Today I am celebrating my first full day of being forty-eight.

See, it’s not that I screwed up yesterday (which I mentioned was my birthday, right?). It’s just that I wanted to save a certain strapless, bedazzled Ed Hardy dress for a Very Special Occasion.

You know, like the day after my birthday.

(Just go with it.)

For a while there, Ed Hardy (a tattoo artist who licensed his work to designers like Christian Audigier) was everyfuckingwhere you looked. I mean, who didn’t have at least one BORN TO RAISE HELL or LOVE KILLS SLOWLY skull/heart/rose/tattoo t-shirt in the regular rotation in 2002?

Nobody who was cool, that’s who.

Well, if there was anything Ed seemed to love as much as skulls, hearts, roses, and his own name put together, it was tigers.

I got the eye of the tiger.

Knowing what you know about my bling-addiction and my general disdain for straps, I would like you to close your eyes and picture me SQUEALING WITH GLEE when I stumbled across this little number.

Rawr.

I mean, what’s not to love? You don’t just get the tiger face; you get the whole goddamned Panthera Tigris bodyYou’ve got your rhinestones… you’ve got your rose… you’ve got your strapless top-with-a-twist… and just in case anyone tries to accuse you of sporting one of those made-in-China eBay Ed Hardy knockoffs YOU KNOW THEY’RE OUT THERE, you’ve got Ed’s very own signature scrawled across the bottom in exquisite, factory-crafted genuine diamelles*.

*You guys remember those commercials from the ’70s, right?

Yup, I wore this. Like, in earnest originally and later to a Vegas themed party, which reminded me that I actually have a picture of me in Vegas with Sigfried or Roy (I have no idea which one is which, but it was the one who looks like Barry Manilow) and I just spent 40 minutes trying to find it but obviously the housekeepers stole it because it’s not here. 🙁

Anyway, here’s the truth: I still think I might wear this dress again someday. Before you mock me famous fashion editor friends, two years ago, the internet said we could be poised for an Ed Hardy comeback. I quote: “Ed Hardy is the Con Air of menswear. The clothes are, for the most part, ugly. Like, really ugly. They are to the eyes what Axe Body Spray is to the nose. Still, the brand hasn’t been cool for so long that there’s a certain ironic distance that can be drawn between its heyday and now.”
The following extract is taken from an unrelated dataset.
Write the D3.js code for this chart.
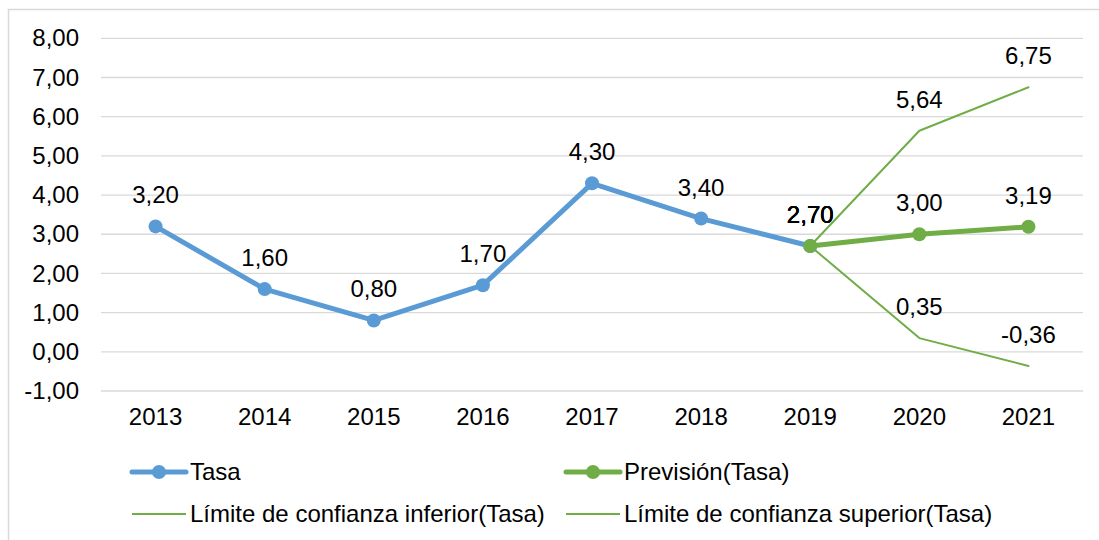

What I think the author is saying is that I can wear it, right now, today if I feel like, as long as I do it in a totally ironic way. Maybe I could start the comeback.

Think about Diane Von Furstenberg, or Tommy Hilfiger, or Betsey Johnson or every fanny pack ever made. All of these things had gone through a period of being about as chic as pleated polyester pants before staging epic comebacks. Imagine how cool your kids would think you were if you’d held onto an original DVF wrap dress from the first time around, or had one of Betsey’s original corset dresses. YOU GUYS, right now on eBay, someone is hawking two Ed Hardy t-shirts for almost TWENTY THOUSAND DOLLARS. If you have forty-three thousand, this guy will sell you his sterling silver EH chess set (but please note you’ll only get the pieces; the board is sold separately WTF?).

OBVIOUSLY I’m keeping this one in my closet in the Halloween tub, and obviously you’re going to have to take a number when you want to borrow it, so please plan ahead.

XO
Jenna

PS Can we talk about fanny packs for a second? I want to know who came up with that name. I mean, who was even still saying “fanny” in the eighties? I can see how butt pack and ass pack might conjure up some pretty disturbing images, but what about waist pack? Belt pack? Lower-belly-pooch-pack? Midriff pocketbook for Christ’s sake. There were options, is all I’m saying.